When considering how components may need to be installed, derive requirements that can drive new Functions or specify Components directly. As depicted in Figure 3, the systems metamodel allows for relationships among Components, Functions and Requirements. Additionally, Requirements have a type attribute that allows you to identify whether the requirement is an original requirement, or a derived requirement. Lastly, be sure to record your observations with a Concern to provide a rationale for creating additional design details and requirements to deal with implementation concerns.

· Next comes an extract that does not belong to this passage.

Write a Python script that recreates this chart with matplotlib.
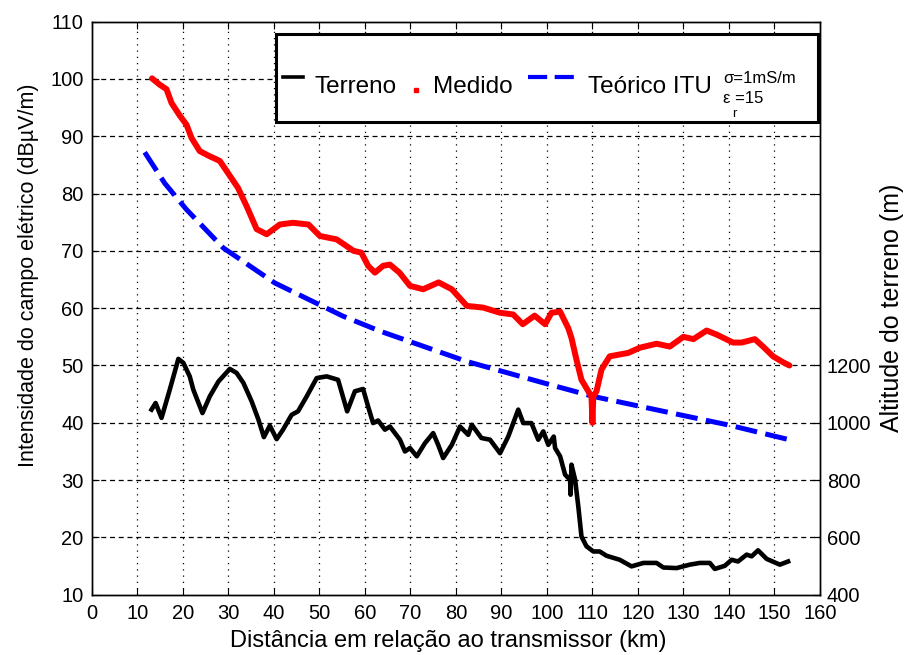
import matplotlib
matplotlib.use("Agg")
import matplotlib.pyplot as plt
from matplotlib.lines import Line2D
from matplotlib.patches import Rectangle

plt.rcParams['font.family'] = ['Liberation Sans', 'DejaVu Sans']

# measured field strength (dBuV/m)
dist_med = [13.2, 14.9, 16.4, 17.5, 19.4, 20.8, 21.9, 23.7, 25.9, 28.1, 30.4, 32.1,
            34.0, 36.2, 38.4, 41.3, 44.2, 47.6, 50.1, 53.8, 57.5, 59.2, 60.7, 62.2,
            64.0, 65.5, 67.6, 69.9, 72.8, 76.2, 79.1, 82.4, 86.0, 89.7, 92.6, 94.7,
            97.3, 99.6, 101.0, 102.9, 104.7, 105.4, 106.5, 107.6, 109.1, 109.8, 110.0,
            110.2, 110.9, 112.0, 113.8, 117.9, 120.4, 124.1, 127.0, 130.0, 132.2,
            135.1, 137.3, 140.9, 142.8, 145.7, 147.5, 149.7, 151.6, 153.3]
campo_med = [100.1, 99.0, 98.2, 95.8, 93.5, 92.0, 89.7, 87.4, 86.5, 85.7, 83.0, 81.0,
             77.8, 73.8, 72.9, 74.6, 74.9, 74.6, 72.6, 72.0, 70.0, 69.7, 67.4, 66.2,
             67.4, 67.6, 66.2, 63.9, 63.3, 64.5, 63.3, 60.4, 60.1, 59.2, 58.9, 57.2,
             58.7, 57.2, 59.2, 59.4, 56.5, 54.8, 51.0, 47.5, 45.5, 44.6, 40.0,
             44.6, 45.5, 49.3, 51.6, 52.2, 53.1, 53.8, 53.3, 55.0, 54.6,
             56.1, 55.4, 54.0, 54.0, 54.6, 53.3, 51.6, 50.7, 50.0]

# theoretical ITU curve (dBuV/m)
dist_itu = [11.6, 16.0, 20.8, 28.9, 40.2, 55.2, 63.3, 82.4, 100.0, 110.2, 129.2, 140.0, 153.0]
campo_itu = [87.2, 81.8, 77.2, 70.5, 64.4, 58.6, 56.0, 50.7, 46.8, 44.6, 41.4, 39.6, 37.1]

# terrain altitude (m)
dist_ter = [13.1, 14.0, 15.3, 17.1, 19.0, 20.1, 21.5, 22.3, 24.3, 25.9, 27.8, 30.3,
            31.8, 33.3, 35.1, 36.6, 37.8, 39.1, 40.6, 42.0, 43.9, 45.3, 47.2, 49.4,
            51.6, 54.1, 56.1, 57.8, 59.6, 60.7, 61.8, 62.9, 64.4, 65.5, 67.7, 68.8,
            69.9, 71.4, 73.2, 75.0, 76.1, 77.2, 79.1, 80.9, 82.7, 83.5, 85.6, 87.5,
            89.7, 91.5, 93.7, 94.8, 96.6, 98.1, 99.2, 100.3, 101.5, 101.8, 102.9,
            104.0, 105.1, 105.2, 105.4, 106.2, 106.9, 107.6, 108.7, 110.2, 111.6,
            113.1, 116.0, 118.6, 121.2, 124.1, 125.6, 128.5, 131.4, 133.6, 135.8,
            136.9, 139.1, 140.6, 142.0, 143.9, 145.0, 146.4, 148.3, 151.2, 153.0]
alt_ter = [1046, 1069, 1017, 1115, 1223, 1209, 1162, 1115, 1034, 1092, 1144, 1188,
           1174, 1139, 1075, 1011, 950, 990, 943, 976, 1028, 1040, 1092, 1156,
           1162, 1150, 1040, 1110, 1118, 1057, 999, 1008, 976, 987, 941, 900,
           912, 883, 929, 964, 923, 877, 923, 987, 958, 993, 947, 941,
           894, 952, 1046, 999, 999, 941, 970, 923, 952, 912, 883,
           819, 801, 749, 854, 801, 708, 603, 569, 551, 551,
           536, 522, 499, 511, 511, 495, 493, 505, 511, 511,
           490, 501, 522, 516, 540, 534, 555, 525, 505, 516]

blue = '#0000ff'
red = '#ff0000'
itu_dashes = (4.4, 1.7)

fig = plt.figure(figsize=(9.1, 6.55), dpi=100)
ax = fig.add_axes([0.101, 0.092, 0.800, 0.875])
ax2 = ax.twinx()

ax.plot(dist_itu, campo_itu, color=blue, lw=3.6, dashes=itu_dashes, zorder=3)
ax.plot(dist_med, campo_med, color=red, lw=4.3, zorder=4,
        solid_joinstyle='round', solid_capstyle='round')
ax2.plot(dist_ter, alt_ter, color='black', lw=3.3, solid_joinstyle='round')

ax.set_xlim(0, 160)
ax.set_ylim(10, 110)
ax.set_xticks(range(0, 161, 10))
ax.set_yticks(range(10, 111, 10))
ax2.set_ylim(400, 2400)
ax2.set_yticks([400, 600, 800, 1000, 1200])

for x in range(10, 160, 10):
    ax.axvline(x, color='black', lw=0.9, ls=(0, (1, 4)), zorder=1)
for y in range(20, 110, 10):
    ax.axhline(y, color='black', lw=0.9, ls=(0, (4, 3)), zorder=1)

ax.tick_params(axis='x', direction='in', top=True, labelsize=14.5, length=5, width=0.8, pad=7)
ax.tick_params(axis='y', direction='in', right=True, labelsize=14.5, length=5, width=0.8, pad=6)
ax2.tick_params(direction='in', labelsize=14.5, length=5, width=0.8, pad=5)
for a in (ax, ax2):
    for s in a.spines.values():
        s.set_linewidth(1.0)

ax.set_xlabel('Distância em relação ao transmissor (km)', fontsize=17)
ax.xaxis.set_label_coords(0.49, -0.062)
ax.set_ylabel('Intensidade do campo elétrico (dBµV/m)', fontsize=15.5)
ax.yaxis.set_label_coords(-0.073, 0.557)
ax2.set_ylabel('Altitude do terreno (m)', fontsize=18)
ax2.yaxis.set_label_coords(1.083, 0.5)

# legend box drawn by hand to match the original layout
T = ax.transAxes
ax.add_patch(Rectangle((0.2527, 0.8255), 0.7446, 0.1535, transform=T,
                       facecolor='white', edgecolor='black', lw=2.2, zorder=10))
ax.add_line(Line2D([0.2624, 0.2898], [0.904, 0.904], transform=T, color='black',
                   lw=2.6, zorder=11))
ax.add_line(Line2D([0.445], [0.8805], transform=T, color=red, marker='s',
                   markersize=3, ls='none', zorder=11))
ax.add_line(Line2D([0.5989, 0.6662], [0.904, 0.904], transform=T, color=blue,
                   lw=3.0, dashes=(4.6, 1.8), zorder=11))
kw = dict(transform=T, va='baseline', ha='left', zorder=12)
ax.text(0.3063, 0.876, 'Terreno', fontsize=17.5, **kw)
ax.text(0.4684, 0.876, 'Medido', fontsize=17.5, **kw)
ax.text(0.6813, 0.876, 'Teórico ITU', fontsize=17.5, **kw)
ax.text(0.8668, 0.8935, 'σ=1mS/m', fontsize=12, **kw)
ax.text(0.8668, 0.8586, 'ε =15', fontsize=12, **kw)
ax.text(0.8790, 0.8342, 'r', fontsize=9.5, **kw)

fig.savefig('out.png', dpi=100)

The next time you are developing a system design, remember the implementation perspective and consult with specialty engineers to uncover implicit design details. A good system design should show both the abstract relationships of the components of a system as well as the integrated perspective of a system as it would be implemented and built. You may need more than one diagram to tell the whole story, or a hybrid diagram based on your MBSE model. Also, there will certainly be limits to what your MBSE tooling can achieve, so it is incumbent on you as the systems engineer to share or connect your MBSE model with detailed engineering CAD tools that will pick up where the MBSE leaves off. This means that you should use a systems modeling tool with an open API robust enough to handle the connection of the CAD tool generated data to the system model. Finally, remember that a rich systems metamodel is critical to expressing your systems design and facilitates integration of MBSE and CAD-like tools. When you fully consider all aspects of your systems design, you will help focus the efforts of engineers, thereby enabling better cohesion in your project.